> **OBJECTIVE**:
Up to and including the line that contains "const unitX = 'Hz';", repeat each line of the data exactly, starting from the first.

===============

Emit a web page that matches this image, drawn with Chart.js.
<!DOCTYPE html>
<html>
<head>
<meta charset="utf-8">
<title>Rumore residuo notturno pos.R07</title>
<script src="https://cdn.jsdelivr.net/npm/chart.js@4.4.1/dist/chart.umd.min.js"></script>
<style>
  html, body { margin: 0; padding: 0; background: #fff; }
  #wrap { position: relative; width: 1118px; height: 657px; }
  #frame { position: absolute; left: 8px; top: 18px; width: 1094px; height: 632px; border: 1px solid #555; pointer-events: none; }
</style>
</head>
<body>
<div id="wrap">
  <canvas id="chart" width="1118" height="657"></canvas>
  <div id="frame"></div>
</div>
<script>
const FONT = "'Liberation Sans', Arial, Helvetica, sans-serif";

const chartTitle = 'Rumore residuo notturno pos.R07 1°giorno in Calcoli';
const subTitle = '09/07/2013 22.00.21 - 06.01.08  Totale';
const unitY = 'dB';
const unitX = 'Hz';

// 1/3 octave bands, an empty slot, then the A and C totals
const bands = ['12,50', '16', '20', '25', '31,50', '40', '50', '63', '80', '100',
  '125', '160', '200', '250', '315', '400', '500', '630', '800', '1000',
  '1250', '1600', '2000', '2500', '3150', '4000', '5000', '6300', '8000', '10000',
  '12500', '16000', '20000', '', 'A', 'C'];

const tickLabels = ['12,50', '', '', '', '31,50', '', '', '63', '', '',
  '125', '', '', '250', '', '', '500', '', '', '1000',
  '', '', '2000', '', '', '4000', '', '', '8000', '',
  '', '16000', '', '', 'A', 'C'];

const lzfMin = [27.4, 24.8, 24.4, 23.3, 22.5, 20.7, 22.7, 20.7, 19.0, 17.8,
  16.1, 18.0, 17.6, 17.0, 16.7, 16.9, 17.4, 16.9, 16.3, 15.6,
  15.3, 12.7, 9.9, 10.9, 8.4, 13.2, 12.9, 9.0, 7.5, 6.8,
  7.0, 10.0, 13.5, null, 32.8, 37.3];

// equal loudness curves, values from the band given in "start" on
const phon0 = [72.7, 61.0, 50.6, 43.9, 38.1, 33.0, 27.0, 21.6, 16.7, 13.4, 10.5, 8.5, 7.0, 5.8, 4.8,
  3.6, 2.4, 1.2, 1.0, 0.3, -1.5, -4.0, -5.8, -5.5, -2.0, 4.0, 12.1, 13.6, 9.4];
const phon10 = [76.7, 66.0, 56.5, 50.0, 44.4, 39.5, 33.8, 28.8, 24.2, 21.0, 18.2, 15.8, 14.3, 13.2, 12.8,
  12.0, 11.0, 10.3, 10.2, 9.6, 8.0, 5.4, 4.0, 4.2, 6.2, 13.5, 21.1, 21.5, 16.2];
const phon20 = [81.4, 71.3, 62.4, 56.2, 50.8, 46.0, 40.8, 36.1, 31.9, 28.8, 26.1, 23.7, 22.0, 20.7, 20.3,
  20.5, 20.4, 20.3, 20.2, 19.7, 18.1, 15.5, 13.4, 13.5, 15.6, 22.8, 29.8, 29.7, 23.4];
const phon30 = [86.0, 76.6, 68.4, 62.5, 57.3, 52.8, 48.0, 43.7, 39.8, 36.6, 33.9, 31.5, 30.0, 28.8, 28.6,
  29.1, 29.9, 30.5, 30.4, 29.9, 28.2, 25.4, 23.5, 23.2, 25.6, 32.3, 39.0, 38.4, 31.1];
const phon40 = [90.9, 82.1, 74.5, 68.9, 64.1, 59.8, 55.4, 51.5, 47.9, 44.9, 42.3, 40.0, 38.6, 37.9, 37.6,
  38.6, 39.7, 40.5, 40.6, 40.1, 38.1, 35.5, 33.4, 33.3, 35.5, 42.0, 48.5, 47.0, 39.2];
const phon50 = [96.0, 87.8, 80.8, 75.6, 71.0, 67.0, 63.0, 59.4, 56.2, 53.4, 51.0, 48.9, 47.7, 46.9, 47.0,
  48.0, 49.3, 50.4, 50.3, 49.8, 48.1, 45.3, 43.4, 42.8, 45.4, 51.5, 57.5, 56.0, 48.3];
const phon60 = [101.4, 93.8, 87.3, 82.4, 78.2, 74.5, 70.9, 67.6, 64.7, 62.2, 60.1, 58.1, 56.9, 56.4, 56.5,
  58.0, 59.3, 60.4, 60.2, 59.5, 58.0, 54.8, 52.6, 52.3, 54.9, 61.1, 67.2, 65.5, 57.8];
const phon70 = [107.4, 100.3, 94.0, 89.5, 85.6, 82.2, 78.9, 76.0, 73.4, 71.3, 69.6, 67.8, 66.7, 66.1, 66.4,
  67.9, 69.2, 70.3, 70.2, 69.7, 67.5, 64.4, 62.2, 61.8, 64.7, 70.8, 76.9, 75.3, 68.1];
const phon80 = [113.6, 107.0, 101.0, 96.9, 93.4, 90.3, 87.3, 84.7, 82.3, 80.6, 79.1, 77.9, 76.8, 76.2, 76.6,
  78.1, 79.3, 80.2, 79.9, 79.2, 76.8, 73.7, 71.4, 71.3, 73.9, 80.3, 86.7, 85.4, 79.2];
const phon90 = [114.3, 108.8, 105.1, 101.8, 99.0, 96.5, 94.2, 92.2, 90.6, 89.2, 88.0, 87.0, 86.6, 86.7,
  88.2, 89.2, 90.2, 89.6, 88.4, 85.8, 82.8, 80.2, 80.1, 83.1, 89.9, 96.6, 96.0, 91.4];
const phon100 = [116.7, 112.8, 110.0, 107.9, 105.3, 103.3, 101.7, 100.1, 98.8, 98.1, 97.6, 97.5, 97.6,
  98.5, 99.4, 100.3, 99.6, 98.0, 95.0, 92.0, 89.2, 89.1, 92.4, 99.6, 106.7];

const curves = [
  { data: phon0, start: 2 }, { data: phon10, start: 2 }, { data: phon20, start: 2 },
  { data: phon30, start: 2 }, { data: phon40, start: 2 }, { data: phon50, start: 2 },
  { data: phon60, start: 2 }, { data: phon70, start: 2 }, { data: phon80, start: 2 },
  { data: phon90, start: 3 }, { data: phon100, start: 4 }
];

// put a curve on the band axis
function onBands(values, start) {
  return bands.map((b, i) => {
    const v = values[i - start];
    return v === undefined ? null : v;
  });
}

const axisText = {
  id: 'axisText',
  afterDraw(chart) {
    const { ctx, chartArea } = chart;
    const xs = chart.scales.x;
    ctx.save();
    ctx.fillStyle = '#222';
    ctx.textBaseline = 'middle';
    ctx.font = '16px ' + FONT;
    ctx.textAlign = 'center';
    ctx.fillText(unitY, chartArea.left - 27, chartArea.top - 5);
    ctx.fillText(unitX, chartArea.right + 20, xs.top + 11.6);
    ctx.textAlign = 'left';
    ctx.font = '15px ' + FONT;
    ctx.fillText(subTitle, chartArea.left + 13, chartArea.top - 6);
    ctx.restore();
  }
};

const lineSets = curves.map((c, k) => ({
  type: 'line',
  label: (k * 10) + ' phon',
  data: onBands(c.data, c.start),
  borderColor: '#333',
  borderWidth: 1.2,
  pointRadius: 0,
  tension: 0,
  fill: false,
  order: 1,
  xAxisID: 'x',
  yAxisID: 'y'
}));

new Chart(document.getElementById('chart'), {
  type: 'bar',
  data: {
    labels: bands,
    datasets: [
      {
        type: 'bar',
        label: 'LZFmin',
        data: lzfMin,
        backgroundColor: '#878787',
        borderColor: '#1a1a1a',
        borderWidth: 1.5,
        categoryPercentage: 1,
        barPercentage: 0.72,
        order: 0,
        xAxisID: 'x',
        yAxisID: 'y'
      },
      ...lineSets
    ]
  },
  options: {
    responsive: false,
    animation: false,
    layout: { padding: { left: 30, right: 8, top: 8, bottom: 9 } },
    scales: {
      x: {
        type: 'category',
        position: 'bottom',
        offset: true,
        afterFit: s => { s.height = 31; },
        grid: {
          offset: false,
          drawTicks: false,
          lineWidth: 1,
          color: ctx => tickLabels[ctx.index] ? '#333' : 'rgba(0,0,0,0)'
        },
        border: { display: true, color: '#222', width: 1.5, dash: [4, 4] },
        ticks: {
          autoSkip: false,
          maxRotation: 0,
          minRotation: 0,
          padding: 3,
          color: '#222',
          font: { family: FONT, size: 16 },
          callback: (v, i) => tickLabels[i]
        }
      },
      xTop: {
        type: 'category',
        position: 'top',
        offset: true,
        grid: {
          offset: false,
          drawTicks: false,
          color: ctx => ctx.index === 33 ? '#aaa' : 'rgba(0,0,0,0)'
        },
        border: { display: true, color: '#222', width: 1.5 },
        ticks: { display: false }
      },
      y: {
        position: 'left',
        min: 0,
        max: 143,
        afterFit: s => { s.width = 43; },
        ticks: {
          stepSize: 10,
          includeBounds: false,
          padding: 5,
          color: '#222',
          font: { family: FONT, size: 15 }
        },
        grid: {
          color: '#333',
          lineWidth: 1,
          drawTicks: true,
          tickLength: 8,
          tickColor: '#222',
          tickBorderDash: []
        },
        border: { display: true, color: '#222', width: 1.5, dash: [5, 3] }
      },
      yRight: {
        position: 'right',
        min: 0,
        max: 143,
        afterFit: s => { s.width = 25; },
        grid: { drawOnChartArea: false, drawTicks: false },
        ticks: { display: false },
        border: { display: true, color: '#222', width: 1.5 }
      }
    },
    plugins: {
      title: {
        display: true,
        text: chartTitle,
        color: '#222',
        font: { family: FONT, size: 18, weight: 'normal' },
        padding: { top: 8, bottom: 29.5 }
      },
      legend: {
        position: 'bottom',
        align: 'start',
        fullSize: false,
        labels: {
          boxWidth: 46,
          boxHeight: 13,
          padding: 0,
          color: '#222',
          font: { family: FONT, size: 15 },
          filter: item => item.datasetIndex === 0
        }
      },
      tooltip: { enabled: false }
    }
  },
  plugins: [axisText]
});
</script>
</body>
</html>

===============

> **COMPLETED EXERCISE**:
Emit a web page that matches this image, drawn with Chart.js.
<!DOCTYPE html>
<html>
<head>
<meta charset="utf-8">
<title>Rumore residuo notturno pos.R07</title>
<script src="https://cdn.jsdelivr.net/npm/chart.js@4.4.1/dist/chart.umd.min.js"></script>
<style>
  html, body { margin: 0; padding: 0; background: #fff; }
  #wrap { position: relative; width: 1118px; height: 657px; }
  #frame { position: absolute; left: 8px; top: 18px; width: 1094px; height: 632px; border: 1px solid #555; pointer-events: none; }
</style>
</head>
<body>
<div id="wrap">
  <canvas id="chart" width="1118" height="657"></canvas>
  <div id="frame"></div>
</div>
<script>
const FONT = "'Liberation Sans', Arial, Helvetica, sans-serif";

const chartTitle = 'Rumore residuo notturno pos.R07 1°giorno in Calcoli';
const subTitle = '09/07/2013 22.00.21 - 06.01.08  Totale';
const unitY = 'dB';
const unitX = 'Hz';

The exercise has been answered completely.